Dec 052009

“Aunt Ruth, could you pass the pesto pasta, pronto?”

“Nauseating Nephew, why talkest thee like this? The pesto pasta has been past!”

“The pesto pasta has been past what? Past it’s prime?”

“What do you mean, past what? I past it to you a few minutes ago.”

“You cannot have ‘past’ it to me. That makes no sense, English wise.”

“Certainly it does. Is not the past tense of pass past?”

“Past what? Past the end of its life?”

“There you go with the ‘past what’ thing again. Listen, at one point I told myself that I will pass you the pesto pasta. Then, presto, I past you the pesto pasta. Now you’re asking for the pesto pasta, pronto.”

“No, you did nothing of the sort, my dear feminine avuncular one. You passed me the pesto pasta. You cannot say that you past it to me.”

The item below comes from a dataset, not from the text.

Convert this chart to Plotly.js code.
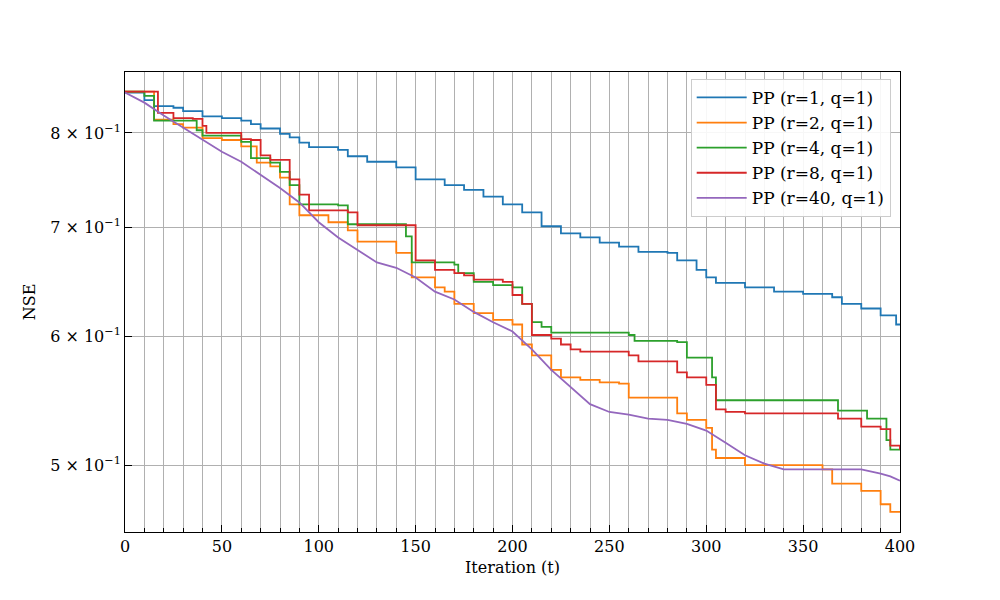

“How can you tell the difference? Past and passed sound the same.”

“Homonymically, they …”

“Wait, that’s not a word. Caught you.”

“Oh, right. Okay, those words – past and passed – do indeed sound the same, but they look remarkably different.”

“But you and I are having a conversation. Who possibly can tell the difference.”

“The audience can. This dialog is being written down for all to see.”

“Oh I knew I should have washed and combed my hare.”

“You mean your hair, naturally.”

“No, I mean my rabbit-like pet, Bruno.”

“You have a rabbit named Bruno?”

“That’s another story. Now listen, tell me about past and passed.”

“All right. It’s simple. Today you pass something. Yesterday you passed it. Today is in the present. Yesterday was in the past.”

“Okay, nefarious nephew, let me try. The football was passed. The age of trying to get the United States to go with the metric system is past. I passed my final exam. My pastor passed me in the pasture. Finally, this past week, I passed around a pastoral print, produced with pastels, of pasteurized milk in a pastoral place.”

“Wow, I think you’ve got it.”

“Phabulous!”

“Uh, Aunt Ruth, we need to talk about spelling …”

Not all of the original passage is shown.